Dunfermline Abbey and Palace history
Dunfermline Abbey’s royal connection dates back to the 11th century, when a priory was established there under Queen Margaret, wife of Malcom III, and now known as St Margaret. This was elevated to abbey status in around 1150 by her son David I, who brought stonemasons from Durham Cathedral to construct its magnificent new form.
In the 14th century Robert the Bruce repaired the Abbey following its destruction by Edward I during the Scottish Wars of Independence, adding the vast monks refectory. Within Dunfermline Abbey’s mausoleum are buried Queen Margaret, David I, and Robert the Bruce, all instrumental in constructing the brilliant Abbey, as well as a host of Scotland’s other famous monarchs.
In 1560, it was transformed into a royal palace by Queen Anna of Denmark, wife of James VI and later James I of England. Its monastic guesthouse remained at the heart of the building, and over time it would host many important events. In particular, the cloister of Dunfermline Abbey would become the birthplace of King Charles I in 1600, making him the last monarch to be born in Scotland.
The palace fell into disrepair in 1603 however, when James VI and Anna of Denmark left Scotland to assume the English throne. Though sacked in 1560 during the Protestant Reformation, parts of the Abbey continued to be used as a parish church and survive into the modern day.
Dunfermline Abbey and Palace today
Today Dunfermline Abbey and Palace are managed by Historic Scotland and are open to the public. The picturesque remains of the Abbey now consist of its impressive Romanesque nave, which is similar in style to that of Durham Cathedral. Inside, the tomb of Robert the Bruce may be viewed, with its 19th-century brass cover depicting the famous king.
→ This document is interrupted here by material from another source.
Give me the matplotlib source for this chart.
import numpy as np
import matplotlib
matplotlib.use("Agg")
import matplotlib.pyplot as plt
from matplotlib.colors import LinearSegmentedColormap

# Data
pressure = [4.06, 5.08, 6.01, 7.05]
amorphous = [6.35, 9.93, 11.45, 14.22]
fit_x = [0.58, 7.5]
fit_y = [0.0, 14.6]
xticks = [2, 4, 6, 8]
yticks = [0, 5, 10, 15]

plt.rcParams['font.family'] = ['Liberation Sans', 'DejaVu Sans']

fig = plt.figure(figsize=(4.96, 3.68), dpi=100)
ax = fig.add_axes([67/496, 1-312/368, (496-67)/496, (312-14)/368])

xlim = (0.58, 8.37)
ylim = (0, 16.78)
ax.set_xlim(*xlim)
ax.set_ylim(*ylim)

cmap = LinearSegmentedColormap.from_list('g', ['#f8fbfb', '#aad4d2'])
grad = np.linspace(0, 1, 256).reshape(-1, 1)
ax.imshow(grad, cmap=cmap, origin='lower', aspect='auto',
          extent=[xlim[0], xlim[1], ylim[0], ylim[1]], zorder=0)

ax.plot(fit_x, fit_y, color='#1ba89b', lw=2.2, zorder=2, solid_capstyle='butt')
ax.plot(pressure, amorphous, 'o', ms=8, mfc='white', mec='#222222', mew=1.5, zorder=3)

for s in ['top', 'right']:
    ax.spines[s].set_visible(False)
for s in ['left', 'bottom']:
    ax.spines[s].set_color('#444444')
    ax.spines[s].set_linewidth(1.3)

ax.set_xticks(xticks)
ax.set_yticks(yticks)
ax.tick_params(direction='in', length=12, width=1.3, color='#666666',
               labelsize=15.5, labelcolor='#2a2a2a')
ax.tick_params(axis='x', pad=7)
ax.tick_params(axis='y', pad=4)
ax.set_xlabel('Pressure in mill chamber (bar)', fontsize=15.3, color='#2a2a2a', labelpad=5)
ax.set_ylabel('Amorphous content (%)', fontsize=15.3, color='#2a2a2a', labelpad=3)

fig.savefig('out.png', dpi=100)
Outside lies the shrine of St Margaret, the remains of the huge monks refectory, and the ruined royal palace, each with their own fascinating stories. With nearly 1,000 years of religious and royal history, Dunfermline Abbey and Palace provide an atmospheric visit to one of Scotland’s most culturally significant sites.
Getting to Dunfermline Abbey and Palace
Dunfermline Abbey and Palace are located in Dunfermline, 18 miles northwest of Edinburgh. Dunfermline can be reached by taking the A823 off the M90, and there is parking adjacent to the Abbey at the St Margaret Street Car Parks.
Dunfermline Town train station is a 10-minute walk to the site, while a number of bus services stop on Maitland Street, from which a 10-minute walk through Pittencrieff Park will take you to the site.